The DM may be surprised, considers the adventure at hand, and makes a call. Ideally, they would have taken this into account beforehand, but alas, because they are rarely relevant, they too easily forget about them.

And as I've noted elsewhere, DM's hate surprises. It puts them on the spot, and they can make snap decisions that are probably more conservative than if they had time to consider what's going on. So despite the common advice of "say yes, but..." what you get is "no, because I don't have time for this".

So chances are great that your Background ability, even when it could be relevant, won't be.

This sort of thing is often the reason a player might "feel" that a game is MMI, even with a good DM.

As the thread has continued to point out, whether or not a game is MMI is driven just as much by perception as reality.

Now granted, there are ways this can be overcome on both sides of the table. The DM could try to make Backgrounds matter (ditto with motivations, traits, and quirks...or even starting trinkets), but the player could also play their characters in a way that continually reminds everyone of your Background.
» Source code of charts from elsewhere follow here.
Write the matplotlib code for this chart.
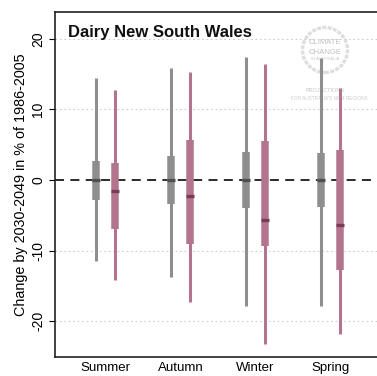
import numpy as np
import matplotlib
matplotlib.use("Agg")
import matplotlib.pyplot as plt
from matplotlib.patches import Circle

plt.rcParams['font.family'] = ['Liberation Sans', 'DejaVu Sans']

seasons = ["Summer", "Autumn", "Winter", "Spring"]

# grey series (first of each pair): whisker low, box low, median, box high, whisker high
gray_lo = [-11.5, -13.7, -17.9, -17.8]
gray_q1 = [-2.8, -3.4, -3.9, -3.8]
gray_med = [0.0, 0.0, 0.0, 0.0]
gray_q3 = [2.7, 3.4, 4.0, 3.9]
gray_hi = [14.5, 15.9, 17.4, 17.3]

# pink series (second of each pair)
pink_lo = [-14.2, -17.2, -23.2, -21.8]
pink_q1 = [-7.0, -9.0, -9.4, -12.7]
pink_med = [-1.5, -2.2, -5.6, -6.4]
pink_q3 = [2.4, 5.7, 5.6, 4.2]
pink_hi = [12.7, 15.3, 16.5, 13.0]

yticks = [-20, -10, 0, 10, 20]

gray_col = "#8e8e8e"
gray_dark = "#4f4f4f"
pink_col = "#b2758d"
pink_dark = "#7b3a58"

fig = plt.figure(figsize=(3.77, 3.76), dpi=100)
ax = fig.add_axes([55 / 377, 19 / 376, 335 / 377, 345 / 376])
ax.patch.set_visible(False)

x = np.arange(1, len(seasons) + 1)
off = 0.127

# faint logo in the top right corner
ax.add_artist(Circle((3.25, 3.26), 0.225, transform=fig.dpi_scale_trans,
                     fill=False, ec="#dedede", lw=2.4, ls=(0, (1.2, 0.4)), zorder=0.5))
txt_kw = dict(transform=fig.dpi_scale_trans, ha="center", va="center", zorder=0.5)
ax.text(3.25, 3.33, "CLIMATE", fontsize=5.6, color="#c0c0c0", **txt_kw)
ax.text(3.25, 3.23, "CHANGE", fontsize=5.6, color="#c0c0c0", **txt_kw)
ax.text(3.25, 3.165, "IN AUSTRALIA", fontsize=3.0, color="#c8c8c8", **txt_kw)
ax.text(3.25, 2.855, "PROJECTIONS", fontsize=4.0, color="#c4c4c4", **txt_kw)
ax.text(3.29, 2.775, "FOR AUSTRALIA'S NRM REGIONS", fontsize=3.4, color="#cccccc", **txt_kw)

for yv in [-20, -10, 10, 20]:
    ax.axhline(yv, color="#cccccc", lw=0.8, ls=(0, (1.5, 2.5)), zorder=1)
ax.axhline(0, color="#1a1a1a", lw=1.3, ls=(0, (5, 3.5)), zorder=2)

series = [
    (x - off, gray_lo, gray_q1, gray_med, gray_q3, gray_hi, gray_col, gray_dark),
    (x + off, pink_lo, pink_q1, pink_med, pink_q3, pink_hi, pink_col, pink_dark),
]
for xs, lo, q1, med, q3, hi, col, dark in series:
    ax.vlines(xs, lo, hi, color=col, lw=2.2, capstyle="butt", zorder=3)
    ax.vlines(xs, q1, q3, color=col, lw=5.4, capstyle="butt", zorder=4)
    ax.hlines(med, xs - 0.05, xs + 0.05, color=dark, lw=2.4, zorder=5)

ax.set_xlim(0.327, 4.793)
ax.set_ylim(-25.06, 23.8)
ax.set_xticks(x)
ax.set_xticklabels(seasons, fontsize=9.5)
ax.tick_params(axis="x", length=0, pad=3.5)
ax.set_yticks(yticks)
ax.set_yticklabels([str(v) for v in yticks], fontsize=10, rotation=90, va="center")
ax.tick_params(axis="y", length=4, width=0.8, pad=3)
ax.set_ylabel("Change by 2030-2049 in % of 1986-2005", fontsize=10.4, labelpad=2)

for side in ["left", "bottom", "top"]:
    ax.spines[side].set_linewidth(1.2)
    ax.spines[side].set_color("#222222")
ax.spines["right"].set_visible(False)

ax.text(68 / 377, 1 - 32 / 376, "Dairy New South Wales", transform=fig.transFigure,
        fontsize=12, fontweight="bold", ha="left", va="center", color="#111111")

fig.savefig("out.png", dpi=100)
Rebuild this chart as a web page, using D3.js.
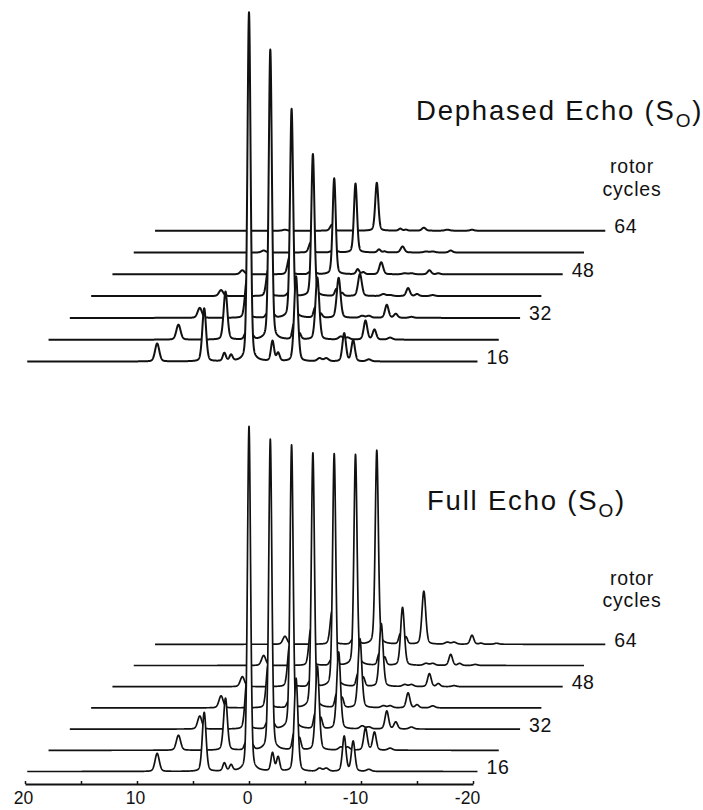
<!DOCTYPE html>
<html>
<head>
<meta charset="utf-8">
<script src="https://cdn.jsdelivr.net/npm/d3@7"></script>
<style>
  html, body { margin: 0; padding: 0; background: #fff; }
  svg { display: block; }
  text { font-family: "Liberation Sans", Arial, Helvetica, sans-serif; fill: #111; }
</style>
</head>
<body>
<svg id="chart" width="703" height="810"></svg>
<script>
// Rotor cycles of each trace, front (16) to back (64)
const cycles = [16, 24, 32, 40, 48, 56, 64];
const labelledCycles = [16, 32, 48, 64];

// Resonance positions (kHz) and line widths (kHz) shared by every trace
const peakPos   = [8.2, 4.0, 2.2, 1.6, 0, -2.1, -2.6, -4.2, -6.3, -6.9, -8.5, -9.3, -10.7];
const peakWidth = [0.19, 0.17, 0.14, 0.14, 0.14, 0.14, 0.14, 0.17, 0.2, 0.2, 0.16, 0.16, 0.2];

// Dephased echo intensities, one row per trace (16 ... 64 cycles), one column per peak
const dephased16 = [18, 53, 8, 6, 349, 20, 8, 85, 3, 3, 28, 21, 2];
const dephased24 = [15, 48, 6, 4, 290, 15, 6, 62, 3, 2, 19, 10, 2];
const dephased32 = [10, 38, 4, 3, 209, 10, 4, 40, 2, 2, 13, 4, 1];
const dephased40 = [6, 26, 3, 2, 142, 7, 3, 22, 2, 1, 8, 2, 1];
const dephased48 = [4, 17, 2, 1, 96, 5, 2, 12, 1, 1, 4, 1, 0];
const dephased56 = [2, 10, 1, 1, 69, 3, 1, 6, 1, 1, 2, 0, 0];
const dephased64 = [1, 6, 0, 0, 48, 2, 1, 3, 1, 0, 1, 0, 0];

// Full echo intensities, same layout
const full16 = [18, 59, 8, 6, 345, 18, 14, 93, 3, 3, 35, 30, 2];
const full24 = [15, 52, 7, 5, 311, 16, 12, 84, 3, 3, 22, 18, 2];
const full32 = [13, 48, 6, 5, 284, 15, 11, 77, 3, 2, 18, 7, 2];
const full40 = [12, 43, 6, 4, 255, 13, 10, 69, 2, 2, 15, 3, 2];
const full48 = [10, 40, 5, 4, 233, 12, 9, 63, 2, 2, 13, 3, 1];
const full56 = [10, 36, 5, 3, 211, 11, 8, 58, 2, 2, 11, 2, 1];
const full64 = [8, 33, 4, 3, 194, 10, 7, 53, 2, 2, 9, 1, 1];

// Axis ticks (kHz)
const axisTicks = [20, 15, 10, 5, 0, -5, -10, -15, -20];
const axisLabels = [20, 10, 0, -10, -20];

const dephasedRows = [dephased16, dephased24, dephased32, dephased40, dephased48, dephased56, dephased64];
const fullRows = [full16, full24, full32, full40, full48, full56, full64];

const svg = d3.select("#chart");

const x = d3.scaleLinear().domain([20, -20]).range([25, 473]);
const amp = d3.scaleLinear().domain([0, 350]).range([0, 350]);

const traceStart = 19.8, traceEnd = -20.4, step = 0.01;
const stepX = 21.3;            // horizontal stagger between traces (px)

function lineShape(d, w) {
  const g = Math.exp(-d * d / (2 * w * w));
  const l = 1 / (1 + (d / (1.1774 * w)) ** 2);
  return 0.75 * g + 0.25 * l;
}

function spectrum(heights) {
  const pts = [];
  for (let v = traceStart; v >= traceEnd - 1e-9; v -= step) {
    let s = 0;
    for (let i = 0; i < peakPos.length; i++) {
      if (heights[i]) s += heights[i] * lineShape(v - peakPos[i], peakWidth[i]);
    }
    pts.push([v, s]);
  }
  return pts;
}

function drawPanel(rows, base0, stepY, strokeW) {
  const g = svg.append("g");
  // back to front so nearer traces hide the ones behind
  for (let k = rows.length - 1; k >= 0; k--) {
    const base = base0 - k * stepY;
    const dx = k * stepX;
    const data = spectrum(rows[k]);
    const tg = g.append("g").attr("transform", `translate(${dx},0)`);
    tg.append("path")
      .datum(data)
      .attr("fill", "#fff")
      .attr("d", d3.area()
        .x(d => x(d[0]))
        .y0(base + 1)
        .y1(d => base - amp(d[1])));
    tg.append("path")
      .datum(data)
      .attr("fill", "none")
      .attr("stroke", "#111")
      .attr("stroke-width", strokeW)
      .attr("stroke-linejoin", "round")
      .attr("d", d3.line()
        .x(d => x(d[0]))
        .y(d => base - amp(d[1])));
    if (labelledCycles.includes(cycles[k])) {
      g.append("text")
        .attr("x", x(traceEnd) + dx + 9)
        .attr("y", base + 2.5)
        .attr("font-size", 19.5)
        .attr("letter-spacing", 0.6)
        .text(cycles[k]);
    }
  }
  return g;
}

drawPanel(dephasedRows, 361.5, 21.8, 2.0);
drawPanel(fullRows, 771.5, 21.2, 1.7);

// Panel titles
function title(tx, ty, main) {
  const t = svg.append("text")
    .attr("x", tx).attr("y", ty)
    .attr("font-size", 27.5)
    .attr("letter-spacing", 1.8);
  t.append("tspan").text(main + " (S");
  t.append("tspan").attr("font-size", 19).attr("dy", 7).text("O");
  t.append("tspan").attr("dy", -7).text(")");
}
title(416, 120, "Dephased Echo");
title(427, 510, "Full Echo");

function rotorLabel(cx, y1, y2) {
  svg.append("text").attr("x", cx).attr("y", y1).attr("text-anchor", "middle")
    .attr("font-size", 19.5).attr("letter-spacing", 0.8).text("rotor");
  svg.append("text").attr("x", cx).attr("y", y2).attr("text-anchor", "middle")
    .attr("font-size", 19.5).attr("letter-spacing", 0.8).text("cycles");
}
rotorLabel(632, 173, 196);
rotorLabel(632, 585, 607);

// Frequency axis
const axis = d3.axisBottom(x)
  .tickValues(axisTicks)
  .tickSizeInner(-3)
  .tickSizeOuter(0)
  .tickPadding(8)
  .tickFormat(d => axisLabels.includes(d) ? String(d) : "");
const ag = svg.append("g").attr("transform", "translate(0,784)").call(axis);
ag.select(".domain").attr("stroke", "#111").attr("stroke-width", 2);
ag.selectAll(".tick line").attr("stroke", "#111").attr("stroke-width", 1.5);
ag.selectAll(".tick text")
  .attr("font-size", 17.5)
  .attr("font-family", "Liberation Sans, Arial, sans-serif")
  .attr("fill", "#111")
  .attr("dx", d => d < 0 ? -6 : -2);
</script>
</body>
</html>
For example, because there were rarely situations where my character being a Noble mattered, I tended not to draw attention to the fact. I wore nice clothes and a signet ring, and I always paid for my lifestyle, but while adventuring, I was "that Halfling in leather armor who shoots things with arrows". If I'd put on airs, or did my Thurston Howell impression, maybe my mentioning my Position of Privilege at the table wouldn't have been forgotten?